Nano Banana will simulate the light entering the skin layers and bouncing back out, giving the face that soft, fleshy, living look, rather than the “plastic doll” look of older models. The ears will glow. The nose cartilage will look slightly transparent. It fixes the “Uncanny Valley” instantly.
5. Camera Physics: The Lens is the Eye
Finally, you must tell the model what “camera” is seeing the world.
Nano Banana simulates lens optics perfectly.
Focal Length:
85mm to 100mm: The “Portrait” lens. It flattens the face, making people look attractive.
24mm: The “Wide” lens. It distorts the face, making the nose look big.
If you don’t specify, the model defaults to a generic 50mm. But if you want drama, use physics.
Prompt: “A chaotic street fight.”
[CAMERA]: “16mm wide-angle lens. High ISO (3200) introducing sensor grain. Motion blur enabled on the fists (Shutter speed 1/60).”

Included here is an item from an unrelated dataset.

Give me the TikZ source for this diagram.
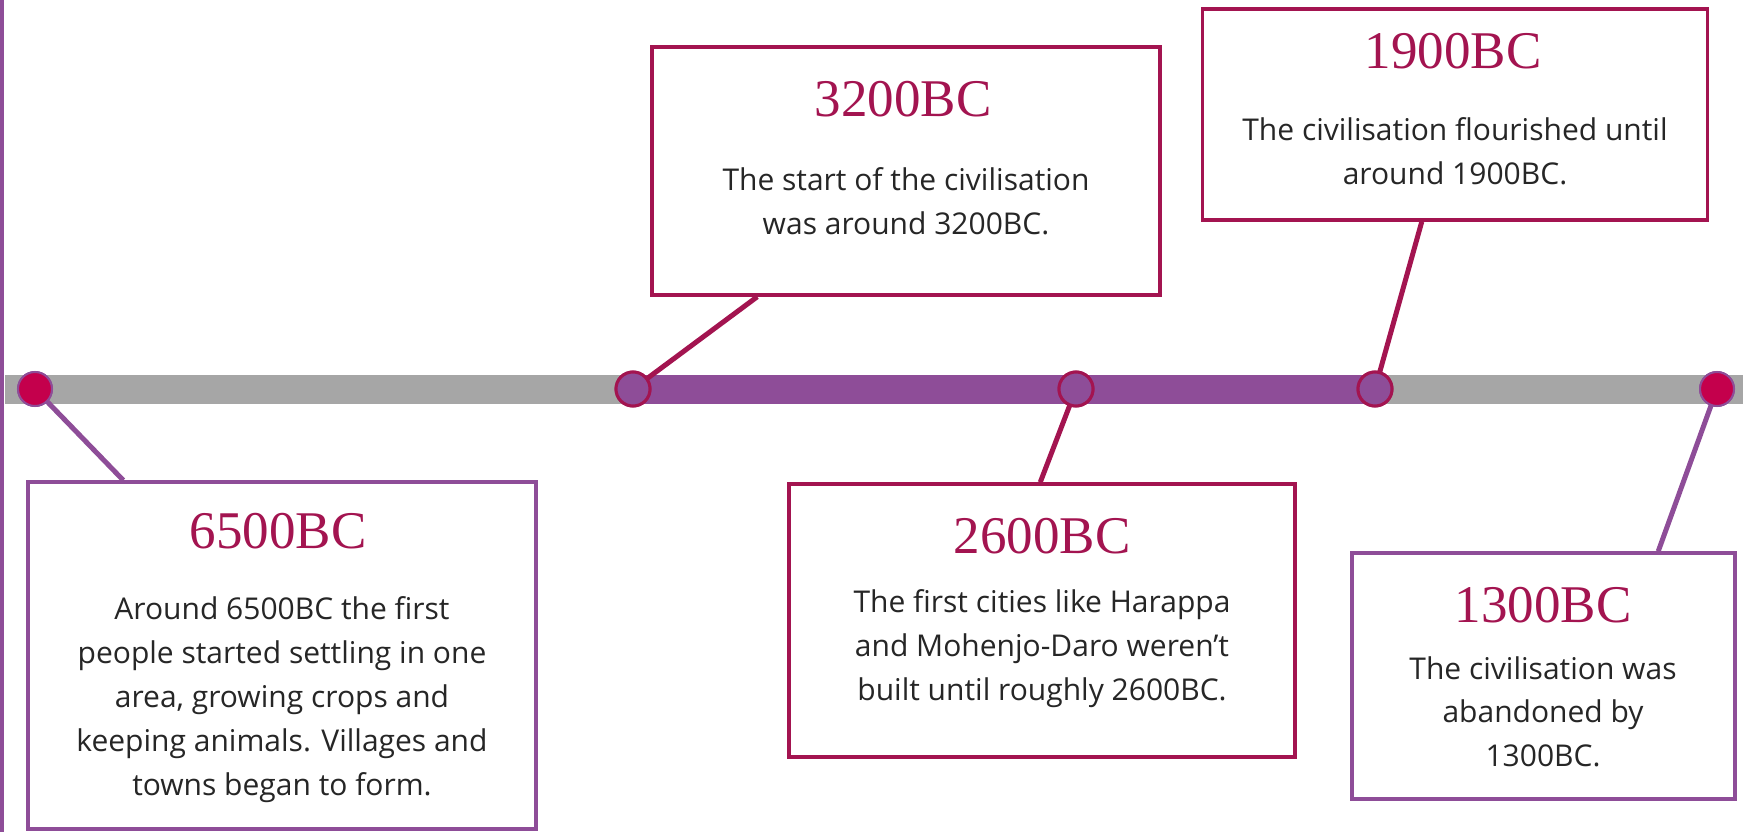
\documentclass[tikz,border=0pt]{standalone}
\usepackage{fontspec}
\setmainfont{Open Sans}
\newfontfamily\titlefont{Liberation Serif}
\definecolor{crim}{HTML}{A31450}
\definecolor{crimdot}{HTML}{C4004C}
\definecolor{purp}{HTML}{8E4D98}
\definecolor{barg}{HTML}{A6A6A6}
\definecolor{txt}{HTML}{262626}
\tikzset{
  boxc/.style={draw=crim, line width=3.5pt, fill=white, inner sep=0pt},
  boxp/.style={draw=purp, line width=3.5pt, fill=white, inner sep=0pt},
  ttl/.style={font=\titlefont\fontsize{53}{53}\selectfont, text=crim, inner sep=0pt},
  body/.style={font=\fontsize{30}{44}\selectfont, text=txt, align=center, inner sep=0pt},
  dotend/.style={circle, fill=crimdot, draw=purp, line width=2pt, minimum size=34pt, inner sep=0pt},
  dotmid/.style={circle, fill=purp, draw=crim, line width=3pt, minimum size=34pt, inner sep=0pt},
  linkc/.style={draw=crim, line width=5pt},
  linkp/.style={draw=purp, line width=5pt}
}
\begin{document}
\begin{tikzpicture}[x=1pt,y=-1pt]
\useasboundingbox (0,0) rectangle (1743,832);
\fill[white] (0,0) rectangle (1743,832);
\fill[purp] (0,0) rectangle (4,832);
% timeline
\fill[barg] (5,375) rectangle (1743,404);
\fill[purp] (633,375) rectangle (1375,404);
% dots
\node[dotend] (d1) at (35,389) {};
\node[dotmid] (d2) at (633,389) {};
\node[dotmid] (d3) at (1076,389) {};
\node[dotmid] (d4) at (1375,389) {};
\node[dotend] (d5) at (1717,389) {};
% boxes
\node[boxp, minimum width=508pt, minimum height=347pt] (b1) at (282,655.5) {};
\node[boxc, minimum width=508pt, minimum height=248pt] (b2) at (906,171) {};
\node[boxc, minimum width=506pt, minimum height=273pt] (b3) at (1042,620.5) {};
\node[boxc, minimum width=505pt, minimum height=211pt] (b4) at (1455,114.5) {};
\node[boxp, minimum width=383pt, minimum height=246pt] (b5) at (1543.5,676) {};
% connectors
\draw[linkp] (d1.center) -- ([xshift=97pt]b1.north west);
\draw[linkc] (d2.center) -- ([xshift=107pt]b2.south west);
\draw[linkc] (d3.center) -- ([xshift=253pt]b3.north west);
\draw[linkc] (d4.center) -- ([xshift=221pt]b4.south west);
\draw[linkp] (d5.center) -- ([xshift=308pt]b5.north west);
% redraw dots on top
\node[dotend] at (d1) {};
\node[dotmid] at (d2) {};
\node[dotmid] at (d3) {};
\node[dotmid] at (d4) {};
\node[dotend] at (d5) {};
% redraw boxes on top of connector ends
\node[boxp, minimum width=508pt, minimum height=347pt] at (b1) {};
\node[boxc, minimum width=508pt, minimum height=248pt] at (b2) {};
\node[boxc, minimum width=506pt, minimum height=273pt] at (b3) {};
\node[boxc, minimum width=505pt, minimum height=211pt] at (b4) {};
\node[boxp, minimum width=383pt, minimum height=246pt] at (b5) {};
% texts
\node[ttl] (t1) at (278,531) {6500BC};
\node[body, anchor=north] (x1) at (282,596) {Around 6500BC the first\\people started settling in one\\area, growing crops and\\keeping animals. Villages and\\towns began to form.};
\node[ttl] (t2) at (903,99) {3200BC};
\node[body, anchor=north] (x2) at (906,167) {The start of the civilisation\\was around 3200BC.};
\node[ttl] (t4) at (1453,51) {1900BC};
\node[body, anchor=north] (x4) at (1455,117) {The civilisation flourished until\\around 1900BC.};
\node[ttl] (t3) at (1042,536) {2600BC};
\node[body, anchor=north] (x3) at (1042,589) {The first cities like Harappa\\and Mohenjo-Daro weren’t\\built until roughly 2600BC.};
\node[ttl] (t5) at (1543,605) {1300BC};
\node[body, anchor=north] (x5) at (1543,656) {The civilisation was\\abandoned by\\1300BC.};
\end{tikzpicture}
\end{document}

By specifying ISO 3200, you tell the model to generate Sensor Noise.
This sounds counter-intuitive—why would you want noise?
Because noise makes it look real. The “Netflix Gloss” of smooth AI images is the giveaway. Adding physically accurate grain breaks up the digital sheen and tricks the human brain into thinking it’s a photograph.
6. The “Banana Factor”: Breaking the Physics
Now, here is the fun part.
Because Nano Banana is a “Liar” (as we discussed in previous articles), you can tell it to break the laws of physics for artistic effect.
You can set up lights that don’t exist.
The “Impossible Rim” Technique:
In real life, you cannot have a rim light (backlight) without seeing the light stand if the camera is moving around.
In Nano Banana, you can request: “Invisible Light Source.”
Prompt: “A floating apple.”
[LIGHTING_RIG]: “Key Light: Bioluminescent coating ON the apple itself. The apple is the light source. It casts shadows on the wall, but glows from within.”
The model understands this “Magical Physics.” It calculates how an object would look if it emitted light from its own skin. The shadows will be inverted (spreading outward from the object). The result is surreal, Dali-esque, but physically consistent within its own logic.
Conclusion: You Are the Gaffer Now
The transition from “Prompt Engineer” to “Virtual Gaffer” is the most important skill upgrade you can make in 2026.
Stop searching for “Best Midjourney Prompts” lists.
Go buy a book on Cinematography.
Go read “Painting with Light” by John Alton.
Learn what a “Rim Light” is. Learn what “Rembrandt Lighting” is (Key light high and to the side, creating a triangle of light on the shadow cheek).
When you understand the physics of light, you don’t need to guess. You don’t need to hit “Generate” 50 times hoping for a happy accident.
You build the set. You place the lights. You snap the shutter.
Nano Banana is the most powerful studio in history. But it’s sitting in the dark until you turn on the lights.